▼
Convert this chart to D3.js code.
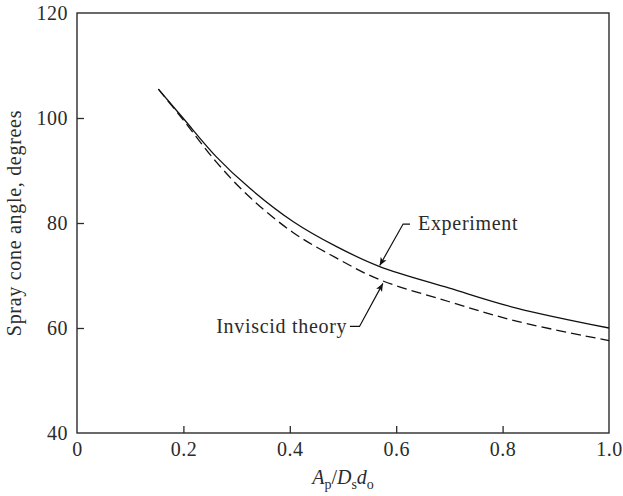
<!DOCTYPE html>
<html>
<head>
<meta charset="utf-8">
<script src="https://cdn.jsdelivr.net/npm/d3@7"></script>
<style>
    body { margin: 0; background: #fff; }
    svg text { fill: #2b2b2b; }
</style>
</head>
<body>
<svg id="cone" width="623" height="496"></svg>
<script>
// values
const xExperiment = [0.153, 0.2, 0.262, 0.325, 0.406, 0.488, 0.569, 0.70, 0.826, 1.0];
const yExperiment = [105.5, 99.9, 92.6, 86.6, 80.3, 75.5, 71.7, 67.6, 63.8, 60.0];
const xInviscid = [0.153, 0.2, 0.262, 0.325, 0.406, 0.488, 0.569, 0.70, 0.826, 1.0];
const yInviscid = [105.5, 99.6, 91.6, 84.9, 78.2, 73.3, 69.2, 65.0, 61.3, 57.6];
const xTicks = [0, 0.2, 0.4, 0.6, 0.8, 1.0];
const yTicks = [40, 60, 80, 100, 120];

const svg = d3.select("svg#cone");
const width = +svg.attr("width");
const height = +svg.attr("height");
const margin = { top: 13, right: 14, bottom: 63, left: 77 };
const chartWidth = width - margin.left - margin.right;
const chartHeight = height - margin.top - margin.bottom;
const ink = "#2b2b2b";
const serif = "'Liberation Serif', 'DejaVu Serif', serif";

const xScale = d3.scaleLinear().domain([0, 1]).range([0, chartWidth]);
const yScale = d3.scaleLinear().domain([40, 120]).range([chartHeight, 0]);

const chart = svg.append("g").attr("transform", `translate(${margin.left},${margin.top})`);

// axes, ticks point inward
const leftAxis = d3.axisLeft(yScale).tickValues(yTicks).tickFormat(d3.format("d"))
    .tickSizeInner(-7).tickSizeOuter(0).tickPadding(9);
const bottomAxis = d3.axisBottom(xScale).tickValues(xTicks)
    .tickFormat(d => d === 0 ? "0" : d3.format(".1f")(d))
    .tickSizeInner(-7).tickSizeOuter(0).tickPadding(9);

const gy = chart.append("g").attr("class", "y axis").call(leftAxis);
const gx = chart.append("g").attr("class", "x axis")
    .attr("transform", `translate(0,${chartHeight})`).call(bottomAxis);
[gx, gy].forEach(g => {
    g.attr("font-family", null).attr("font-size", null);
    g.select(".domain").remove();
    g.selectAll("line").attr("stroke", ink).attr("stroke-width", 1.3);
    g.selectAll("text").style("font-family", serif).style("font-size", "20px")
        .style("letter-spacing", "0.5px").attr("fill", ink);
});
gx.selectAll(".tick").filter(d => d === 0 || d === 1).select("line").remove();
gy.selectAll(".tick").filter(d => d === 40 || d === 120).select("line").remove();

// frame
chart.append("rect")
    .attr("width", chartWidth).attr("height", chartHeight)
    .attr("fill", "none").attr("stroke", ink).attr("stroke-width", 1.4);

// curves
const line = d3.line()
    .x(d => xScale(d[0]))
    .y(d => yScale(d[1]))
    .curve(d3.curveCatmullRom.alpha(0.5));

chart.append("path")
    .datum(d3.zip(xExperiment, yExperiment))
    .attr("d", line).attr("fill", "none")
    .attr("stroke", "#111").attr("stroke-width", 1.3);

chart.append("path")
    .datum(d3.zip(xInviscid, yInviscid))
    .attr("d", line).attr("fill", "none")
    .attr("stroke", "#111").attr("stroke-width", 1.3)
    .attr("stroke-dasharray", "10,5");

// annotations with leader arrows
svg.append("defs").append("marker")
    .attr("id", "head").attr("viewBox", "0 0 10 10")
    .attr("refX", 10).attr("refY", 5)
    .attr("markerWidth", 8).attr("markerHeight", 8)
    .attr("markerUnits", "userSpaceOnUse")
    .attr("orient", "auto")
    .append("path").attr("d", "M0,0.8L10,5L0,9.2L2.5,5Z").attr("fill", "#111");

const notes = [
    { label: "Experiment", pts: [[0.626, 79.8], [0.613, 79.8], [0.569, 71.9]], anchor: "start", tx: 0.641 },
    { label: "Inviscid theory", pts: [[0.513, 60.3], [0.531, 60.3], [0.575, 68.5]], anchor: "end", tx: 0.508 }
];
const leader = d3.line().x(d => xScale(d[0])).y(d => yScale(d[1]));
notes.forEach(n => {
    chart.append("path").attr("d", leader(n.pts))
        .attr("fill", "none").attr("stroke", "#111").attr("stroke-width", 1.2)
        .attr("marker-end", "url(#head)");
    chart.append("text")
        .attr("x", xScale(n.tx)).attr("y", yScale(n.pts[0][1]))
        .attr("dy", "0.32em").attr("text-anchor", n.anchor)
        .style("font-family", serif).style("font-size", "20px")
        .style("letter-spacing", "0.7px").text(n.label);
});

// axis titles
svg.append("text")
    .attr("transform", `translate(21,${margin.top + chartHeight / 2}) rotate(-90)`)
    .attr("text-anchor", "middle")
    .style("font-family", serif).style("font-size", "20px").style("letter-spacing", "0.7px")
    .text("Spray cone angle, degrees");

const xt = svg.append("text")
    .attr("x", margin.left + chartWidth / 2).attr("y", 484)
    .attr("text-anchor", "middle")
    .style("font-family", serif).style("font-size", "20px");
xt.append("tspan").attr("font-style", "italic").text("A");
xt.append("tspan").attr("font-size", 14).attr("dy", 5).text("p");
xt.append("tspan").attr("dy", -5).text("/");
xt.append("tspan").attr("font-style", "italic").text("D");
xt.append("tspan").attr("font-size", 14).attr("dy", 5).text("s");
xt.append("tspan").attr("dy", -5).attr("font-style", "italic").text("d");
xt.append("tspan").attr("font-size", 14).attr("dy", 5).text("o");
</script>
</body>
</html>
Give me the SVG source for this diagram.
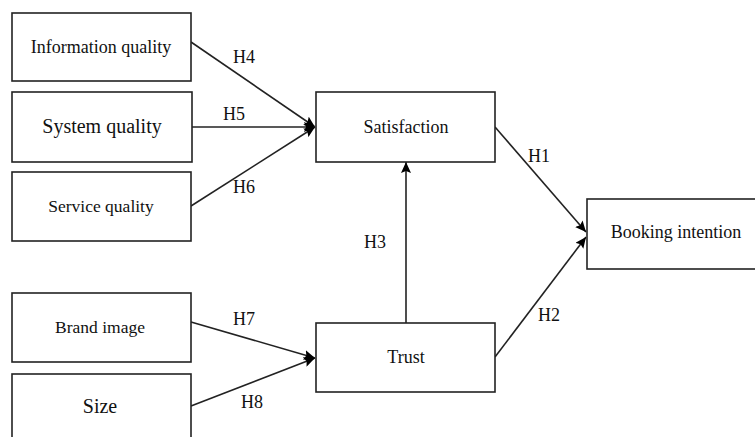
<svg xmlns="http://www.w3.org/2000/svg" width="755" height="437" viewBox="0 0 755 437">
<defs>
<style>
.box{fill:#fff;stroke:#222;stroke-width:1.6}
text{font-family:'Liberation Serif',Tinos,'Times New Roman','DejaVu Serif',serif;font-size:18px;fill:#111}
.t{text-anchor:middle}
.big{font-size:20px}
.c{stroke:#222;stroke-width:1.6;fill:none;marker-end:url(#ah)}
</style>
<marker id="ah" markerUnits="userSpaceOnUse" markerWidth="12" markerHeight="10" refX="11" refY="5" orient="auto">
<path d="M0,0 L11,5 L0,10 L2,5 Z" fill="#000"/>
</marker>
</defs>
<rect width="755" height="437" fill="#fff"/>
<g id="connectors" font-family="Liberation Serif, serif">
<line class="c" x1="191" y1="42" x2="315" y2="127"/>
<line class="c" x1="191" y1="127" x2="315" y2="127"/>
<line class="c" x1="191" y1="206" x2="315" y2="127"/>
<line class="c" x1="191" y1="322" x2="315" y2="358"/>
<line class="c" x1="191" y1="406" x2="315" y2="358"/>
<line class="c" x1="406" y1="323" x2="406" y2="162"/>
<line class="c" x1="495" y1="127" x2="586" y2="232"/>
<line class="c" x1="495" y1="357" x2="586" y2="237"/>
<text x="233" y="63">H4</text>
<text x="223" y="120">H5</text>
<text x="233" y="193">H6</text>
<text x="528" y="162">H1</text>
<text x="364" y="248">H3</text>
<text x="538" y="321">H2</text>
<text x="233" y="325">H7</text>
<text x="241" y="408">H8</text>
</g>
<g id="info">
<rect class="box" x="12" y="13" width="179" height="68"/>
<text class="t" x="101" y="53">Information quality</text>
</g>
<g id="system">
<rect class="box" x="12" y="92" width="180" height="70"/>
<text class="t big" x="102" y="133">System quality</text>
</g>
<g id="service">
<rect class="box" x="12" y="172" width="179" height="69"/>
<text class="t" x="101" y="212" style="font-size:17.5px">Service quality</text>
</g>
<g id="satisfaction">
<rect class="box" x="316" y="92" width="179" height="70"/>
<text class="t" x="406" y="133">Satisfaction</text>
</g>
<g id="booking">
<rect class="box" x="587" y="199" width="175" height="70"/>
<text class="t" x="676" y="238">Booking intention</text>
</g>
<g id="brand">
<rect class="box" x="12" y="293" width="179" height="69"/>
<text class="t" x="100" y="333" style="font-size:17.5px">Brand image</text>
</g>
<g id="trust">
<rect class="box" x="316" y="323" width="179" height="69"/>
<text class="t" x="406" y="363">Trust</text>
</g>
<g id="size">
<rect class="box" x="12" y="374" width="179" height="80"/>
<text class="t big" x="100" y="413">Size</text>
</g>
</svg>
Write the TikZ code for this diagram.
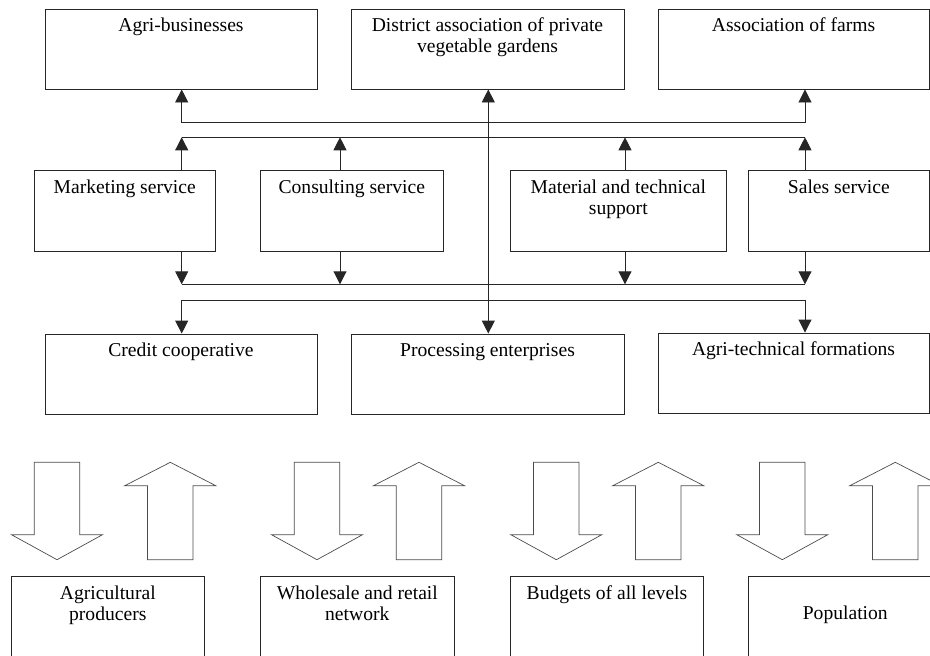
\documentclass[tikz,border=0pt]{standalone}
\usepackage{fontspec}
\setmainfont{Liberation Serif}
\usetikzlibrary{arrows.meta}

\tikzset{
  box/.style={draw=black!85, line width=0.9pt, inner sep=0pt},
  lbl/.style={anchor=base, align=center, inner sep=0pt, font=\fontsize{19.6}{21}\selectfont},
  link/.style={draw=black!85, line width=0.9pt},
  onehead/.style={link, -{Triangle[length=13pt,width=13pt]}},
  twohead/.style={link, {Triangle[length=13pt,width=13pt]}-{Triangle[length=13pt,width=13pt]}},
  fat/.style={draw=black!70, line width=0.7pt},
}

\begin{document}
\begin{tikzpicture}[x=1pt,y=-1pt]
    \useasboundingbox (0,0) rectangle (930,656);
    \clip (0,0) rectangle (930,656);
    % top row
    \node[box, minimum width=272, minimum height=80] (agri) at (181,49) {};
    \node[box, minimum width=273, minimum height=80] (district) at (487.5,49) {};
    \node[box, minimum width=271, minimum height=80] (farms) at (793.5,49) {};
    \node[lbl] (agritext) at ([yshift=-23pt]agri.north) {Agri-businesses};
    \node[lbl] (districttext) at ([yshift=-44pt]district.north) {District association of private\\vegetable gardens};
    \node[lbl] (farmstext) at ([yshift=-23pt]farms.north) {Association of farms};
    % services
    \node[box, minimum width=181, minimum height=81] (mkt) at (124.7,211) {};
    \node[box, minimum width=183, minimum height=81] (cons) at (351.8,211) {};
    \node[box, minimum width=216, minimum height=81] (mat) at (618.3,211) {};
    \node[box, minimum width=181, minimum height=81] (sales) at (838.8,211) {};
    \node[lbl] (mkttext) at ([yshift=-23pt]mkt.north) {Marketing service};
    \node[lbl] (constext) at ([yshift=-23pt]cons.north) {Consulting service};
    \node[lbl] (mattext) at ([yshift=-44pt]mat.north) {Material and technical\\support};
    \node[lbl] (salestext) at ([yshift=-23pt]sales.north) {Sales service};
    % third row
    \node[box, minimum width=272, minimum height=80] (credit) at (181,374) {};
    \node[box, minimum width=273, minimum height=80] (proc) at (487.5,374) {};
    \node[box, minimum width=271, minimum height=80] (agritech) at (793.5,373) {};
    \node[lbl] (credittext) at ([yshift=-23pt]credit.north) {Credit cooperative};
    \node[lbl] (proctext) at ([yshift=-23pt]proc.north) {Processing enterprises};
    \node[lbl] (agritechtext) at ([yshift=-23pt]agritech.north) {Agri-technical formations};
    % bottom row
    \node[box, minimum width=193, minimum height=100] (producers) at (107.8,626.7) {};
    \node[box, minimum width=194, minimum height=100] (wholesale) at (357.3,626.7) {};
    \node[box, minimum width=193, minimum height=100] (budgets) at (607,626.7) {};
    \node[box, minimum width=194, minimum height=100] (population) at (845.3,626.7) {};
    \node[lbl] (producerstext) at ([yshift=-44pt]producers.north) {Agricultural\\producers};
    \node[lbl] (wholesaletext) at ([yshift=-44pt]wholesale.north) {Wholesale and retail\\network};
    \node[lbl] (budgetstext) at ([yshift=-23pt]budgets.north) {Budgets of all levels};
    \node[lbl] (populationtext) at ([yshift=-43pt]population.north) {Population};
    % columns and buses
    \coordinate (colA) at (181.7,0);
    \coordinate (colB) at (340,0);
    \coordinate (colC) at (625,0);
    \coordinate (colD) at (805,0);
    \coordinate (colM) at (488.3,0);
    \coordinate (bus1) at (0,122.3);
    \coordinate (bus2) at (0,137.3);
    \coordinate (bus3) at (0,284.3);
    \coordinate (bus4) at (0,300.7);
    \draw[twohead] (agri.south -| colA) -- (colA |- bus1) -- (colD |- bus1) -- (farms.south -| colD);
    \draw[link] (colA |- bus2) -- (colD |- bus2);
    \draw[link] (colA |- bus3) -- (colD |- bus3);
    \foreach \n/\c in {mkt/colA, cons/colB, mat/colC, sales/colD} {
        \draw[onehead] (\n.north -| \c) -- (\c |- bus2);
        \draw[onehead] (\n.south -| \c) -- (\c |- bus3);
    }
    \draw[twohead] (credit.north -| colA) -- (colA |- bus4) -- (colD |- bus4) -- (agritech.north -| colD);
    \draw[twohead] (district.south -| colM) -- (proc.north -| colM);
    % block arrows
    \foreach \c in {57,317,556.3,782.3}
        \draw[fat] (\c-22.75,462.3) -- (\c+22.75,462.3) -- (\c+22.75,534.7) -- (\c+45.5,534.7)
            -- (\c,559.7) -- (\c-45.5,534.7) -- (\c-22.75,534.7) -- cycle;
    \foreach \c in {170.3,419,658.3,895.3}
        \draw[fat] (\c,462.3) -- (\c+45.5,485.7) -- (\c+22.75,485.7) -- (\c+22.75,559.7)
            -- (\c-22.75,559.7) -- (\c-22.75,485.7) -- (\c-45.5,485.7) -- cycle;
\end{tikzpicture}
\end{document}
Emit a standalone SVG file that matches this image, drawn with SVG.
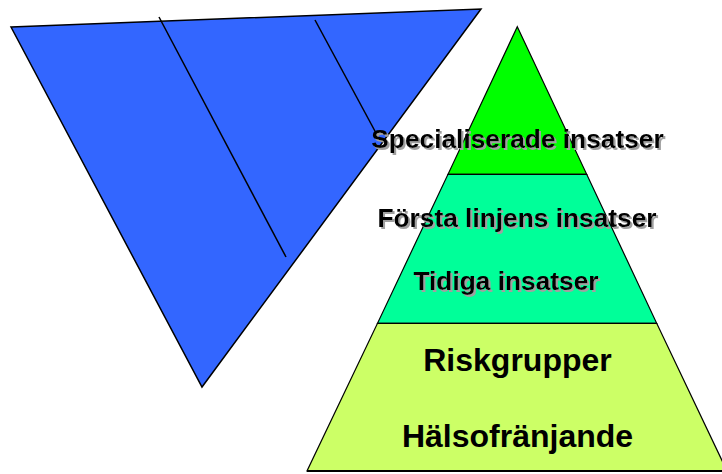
▲
Task directions: From the first line of the material down to the line containing "const yTicks = [40, 60, 80, 100, 120];", inclusive, return each line exactly, skipping any picture.

Exercise answer:
Convert this chart to D3.js code.
<!DOCTYPE html>
<html>
<head>
<meta charset="utf-8">
<script src="https://cdn.jsdelivr.net/npm/d3@7"></script>
<style>
    body { margin: 0; background: #fff; }
    svg text { fill: #2b2b2b; }
</style>
</head>
<body>
<svg id="cone" width="623" height="496"></svg>
<script>
// values
const xExperiment = [0.153, 0.2, 0.262, 0.325, 0.406, 0.488, 0.569, 0.70, 0.826, 1.0];
const yExperiment = [105.5, 99.9, 92.6, 86.6, 80.3, 75.5, 71.7, 67.6, 63.8, 60.0];
const xInviscid = [0.153, 0.2, 0.262, 0.325, 0.406, 0.488, 0.569, 0.70, 0.826, 1.0];
const yInviscid = [105.5, 99.6, 91.6, 84.9, 78.2, 73.3, 69.2, 65.0, 61.3, 57.6];
const xTicks = [0, 0.2, 0.4, 0.6, 0.8, 1.0];
const yTicks = [40, 60, 80, 100, 120];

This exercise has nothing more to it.